Add to the list anything by Nobel Prize winner, Toni Morrison, who seems to drive God-fearing white folks wild in Florida.

It sounds absurd until we realise the PC brigade have banned, or tried to ban, Huckleberry Finn, Uncle Tom’s Cabin (both use the dreaded ‘n’ word); Dr. Seuss (a hotbed of racial stereotypes!); and – ironically – Fahrenheit 451 (a novel about book burning).

No matter how hard Australia’s Councillors worked, they could never equal such a haul. What’s most disturbing is the very fact they tried to ban a book, because it shows an ugly copycat approach to the United States, making books the scapegoat of political or ideological convictions not shared by the wider community.

This is paternalistic, and authoritarian in its implications. Such people should never be handed the levers of power, as they are merely accelerating the unravelling of democracy that is happening all over the world today.

Nobody is ever obliged to read a book in the library. It’s a choice, and choice is of the essence of a free society. While there’s case for not stocking books that peddle hate speech, it’s hard to argue that a book on parenting is going to rock the foundations of the community.

This saga seems even more pathetic because it comes along at a time when young people are getting almost all their information and reading matter on-line. When university lecturers complain they can’t get their students to read a book – a request considered as some kind of cruel and unusual demand on students’ time – we should be pleased that any book is finding an audience among the teen demographic. I’m not convinced, however, that Same-Sex Parents is going to take this generation by storm.

The art column this week looks at Nicholas Mangan’s show at the Museum of Contemporary Art, for which I’ve got mixed feelings. Among contemporary Australian artists, Mangan is a more solid, thoughtful proposition that any number who simply attach themselves to some social or political issue and declare how ‘subversive’ they are. Mangan does nothing like this, researching every topic with scrupulous care, until he arrives at a plan for a visual presentation. I just wish could get more excited about the way these projects are realised, as they are intellectually engaging but aesthetically very drab. It’s one of those shows that may be appreciated, if not really enjoyed.
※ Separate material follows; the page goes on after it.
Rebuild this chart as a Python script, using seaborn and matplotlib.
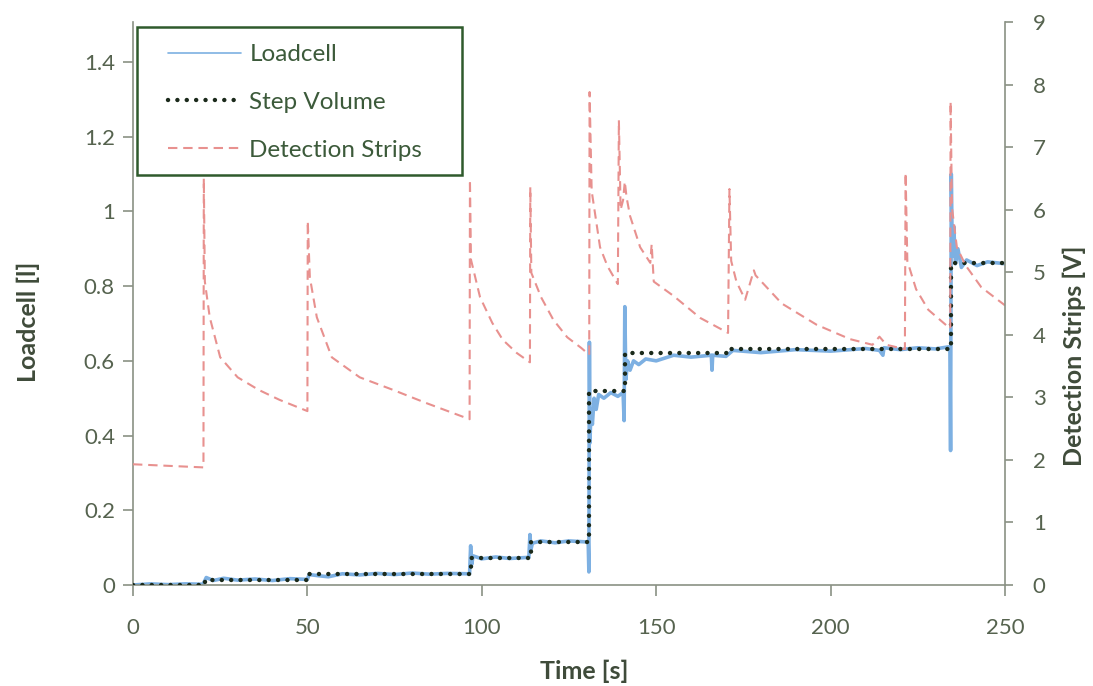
import numpy as np
import pandas as pd
import matplotlib
matplotlib.use("Agg")
import matplotlib.pyplot as plt
import seaborn as sns
from matplotlib.lines import Line2D
from matplotlib.patches import Rectangle

# ---------------- data ----------------
load_t = [0, 5, 10, 15, 20, 20.5, 21, 23, 26, 30, 35, 40, 45, 50, 50.5, 53, 56, 60, 65, 70,
          75, 80, 85, 90, 96.5, 96.8, 97.1, 97.5, 100, 104, 108, 113.5, 113.8, 114.1, 114.5,
          117, 121, 125, 130.5, 130.7, 130.85, 131.0, 131.3, 131.7, 132.2, 132.8, 133.5, 135,
          137, 139, 140.5, 140.8, 141.0, 141.3, 141.8, 142.5, 143.5, 145, 147, 150, 155, 160,
          165.8, 166.0, 166.2, 170, 172, 180, 190, 200, 210, 214, 215, 215.3, 220, 225, 230,
          234.2, 234.4, 234.6, 234.9, 235.3, 235.8, 236.5, 237.5, 239, 242, 245, 250]
load_v = [0.000, 0.003, 0.001, 0.003, 0.002, 0.010, 0.020, 0.012, 0.018, 0.013, 0.016, 0.012,
          0.017, 0.015, 0.028, 0.025, 0.022, 0.030, 0.027, 0.031, 0.028, 0.032, 0.029, 0.031,
          0.030, 0.105, 0.055, 0.078, 0.070, 0.075, 0.071, 0.074, 0.135, 0.095, 0.112, 0.118,
          0.113, 0.118, 0.115, 0.035, 0.650, 0.380, 0.470, 0.430, 0.500, 0.470, 0.510, 0.500,
          0.515, 0.505, 0.515, 0.440, 0.745, 0.550, 0.600, 0.575, 0.600, 0.590, 0.605, 0.600,
          0.615, 0.610, 0.615, 0.575, 0.615, 0.612, 0.628, 0.622, 0.630, 0.626, 0.633, 0.628,
          0.615, 0.635, 0.630, 0.635, 0.632, 0.638, 0.360, 1.100, 0.880, 0.960, 0.860, 0.900,
          0.850, 0.870, 0.855, 0.865, 0.860]

step_t = [0, 20.5, 20.5, 50, 50, 97, 97, 114, 114, 130.8, 130.8, 141, 141, 171, 171,
          234.6, 234.6, 250]
step_v = [0.0, 0.0, 0.013, 0.013, 0.029, 0.029, 0.072, 0.072, 0.115, 0.115, 0.52, 0.52,
          0.62, 0.62, 0.632, 0.632, 0.862, 0.862]

strip_t = [0, 20.2, 20.3, 20.6, 22, 25, 30, 36, 42, 50, 50.1, 50.7, 52.7, 57, 65, 74.5, 84,
           96.5, 96.6, 96.9, 99.5, 103, 106, 110, 113.8, 113.9, 114.2, 117, 120.5, 124.5,
           128.5, 130.8, 130.9, 131.5, 133.9, 136, 139, 139.3, 139.8, 140.5, 141, 141.5,
           142.5, 145.4, 148.3, 148.7, 149.3, 155, 162.6, 170.6, 171, 171.5, 173, 175.5,
           178, 178.5, 186, 196, 205.6, 212, 214, 216, 221.3, 221.5, 222, 224.5, 228, 233,
           234.3, 234.4, 234.8, 236.2, 238.7, 243.2, 250]
strip_v = [1.93, 1.88, 6.50, 4.85, 4.28, 3.64, 3.32, 3.12, 2.96, 2.78, 5.82, 4.92, 4.28,
           3.64, 3.32, 3.12, 2.91, 2.65, 6.48, 5.20, 4.60, 4.19, 3.92, 3.71, 3.56, 6.36, 4.99,
           4.60, 4.24, 3.96, 3.79, 3.68, 7.88, 6.30, 5.40, 5.10, 4.81, 7.43, 6.00, 6.15, 6.45,
           6.20, 5.90, 5.40, 5.15, 5.45, 4.85, 4.62, 4.27, 4.03, 6.33, 5.18, 4.85, 4.56, 5.03,
           4.95, 4.50, 4.16, 3.93, 3.84, 3.97, 3.84, 3.77, 6.59, 5.18, 4.73, 4.40, 4.16, 4.10,
           7.73, 6.03, 5.40, 5.11, 4.76, 4.47]

x_ticks = [0, 50, 100, 150, 200, 250]
left_ticks = [0, 0.2, 0.4, 0.6, 0.8, 1.0, 1.2, 1.4]
left_labels = ["0", "0.2", "0.4", "0.6", "0.8", "1", "1.2", "1.4"]
right_ticks = [0, 1, 2, 3, 4, 5, 6, 7, 8, 9]
series_names = ["Loadcell", "Step Volume", "Detection Strips"]

# ---------------- style ----------------
sns.set_style("white")
plt.rcParams['font.family'] = ['Lato', 'DejaVu Sans']

TICK_C = '#56634f'
LABEL_C = '#3f4b3a'
SPINE_C = '#8a9184'
BLUE = '#7db0e2'
PINK = '#e8918f'
DOT = '#1b2a1b'
DOTTED = (0, (0.01, 2.1))
DASHED = (0, (4.5, 2.8))

fig = plt.figure(figsize=(10.93, 6.86), dpi=100)
fig.patch.set_facecolor('white')
ax = fig.add_axes([133 / 1093, 101 / 686, 872 / 1093, 563 / 686])
ax2 = ax.twinx()

load_df = pd.DataFrame({"t": load_t, "v": load_v})
step_df = pd.DataFrame({"t": step_t, "v": step_v})
strip_df = pd.DataFrame({"t": strip_t, "v": strip_v})

sns.lineplot(data=load_df, x="t", y="v", ax=ax, sort=False, estimator=None,
             color=BLUE, linewidth=2.6, zorder=2)
sns.lineplot(data=step_df, x="t", y="v", ax=ax, sort=False, estimator=None,
             color=DOT, linewidth=3.2, linestyle=DOTTED, dash_capstyle='round', zorder=3)
sns.lineplot(data=strip_df, x="t", y="v", ax=ax2, sort=False, estimator=None,
             color=PINK, linewidth=1.5, linestyle=DASHED, zorder=2)

ax.set_xlim(0, 250)
ax.set_ylim(0, 1.507)
ax2.set_ylim(0, 9)
ax.set_xticks(x_ticks)
ax.set_xticklabels([str(v) for v in x_ticks])
ax.set_yticks(left_ticks)
ax.set_yticklabels(left_labels)
ax2.set_yticks(right_ticks)
ax2.set_yticklabels([str(v) for v in right_ticks])

for a in (ax, ax2):
    a.spines['top'].set_visible(False)
    for s in ('left', 'bottom', 'right'):
        a.spines[s].set_color(SPINE_C)
        a.spines[s].set_linewidth(1.2)
    a.grid(False)
ax.spines['right'].set_visible(False)
ax2.spines['left'].set_visible(False)
ax2.spines['bottom'].set_visible(False)

ax.tick_params(axis='x', direction='out', length=8, width=1.2, color=SPINE_C,
               labelsize=16, labelcolor=TICK_C, pad=16, bottom=True)
ax.tick_params(axis='y', direction='out', length=7, width=1.2, color=SPINE_C,
               labelsize=16, labelcolor=TICK_C, pad=6, left=True)
ax2.tick_params(axis='y', direction='out', length=6, width=1.2, color=SPINE_C,
                labelsize=16, labelcolor=TICK_C, pad=14, right=True)

ax.set_xlabel("Time [s]", fontsize=18, fontweight='bold', color=LABEL_C)
ax.set_ylabel("Loadcell [l]", fontsize=18, fontweight='bold', color=LABEL_C)
ax2.set_ylabel("Detection Strips [V]", fontsize=18, fontweight='bold', color=LABEL_C,
               rotation=90)
ax.xaxis.set_label_coords(0.518, -0.133)
ax.yaxis.set_label_coords(-0.107, 0.467)
ax2.yaxis.set_label_coords(1.0665, 0.407)

# legend frame drawn as a rectangle, legend itself frameless
frame = Rectangle((4 / 872, (585 - 175) / 563), 325 / 872, 148 / 563,
                  transform=ax2.transAxes, facecolor='white', edgecolor='#2f5a2c',
                  linewidth=1.8, zorder=9, clip_on=False)
ax2.add_patch(frame)

handles = [
    Line2D([], [], color=BLUE, linewidth=1.2),
    Line2D([], [], color=DOT, linewidth=3.2, linestyle=DOTTED, dash_capstyle='round'),
    Line2D([], [], color=PINK, linewidth=1.5, linestyle=DASHED),
]
leg = ax2.legend(handles, series_names, loc='upper left',
                 bbox_to_anchor=((168 - 133) / 872, (585 - 44) / 563),
                 borderaxespad=0, borderpad=0, frameon=False, fontsize=17.5,
                 handlelength=3.0, handletextpad=0.35, labelspacing=1.1,
                 labelcolor='#3c5a3a')
leg.set_zorder(10)

fig.savefig("out.png", dpi=100, facecolor='white')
Another double bill at the movies, featuring reviews of two completely incompatible fims: Kore’eda’s Monster, a mystery-drama about a schoolboy who starts acting strangely, and Kingdom of the Planet of the Apes, the latest installment in one of Hollywood’s longest-running franchises. As you may remember the premiss of the story is that humans created and unleashed a virus, managing to virtually wipe themselves out, while apes became much more intelligent. Banning books might be a slower method of debraining the human race, but the eventual impact should be roughly the same.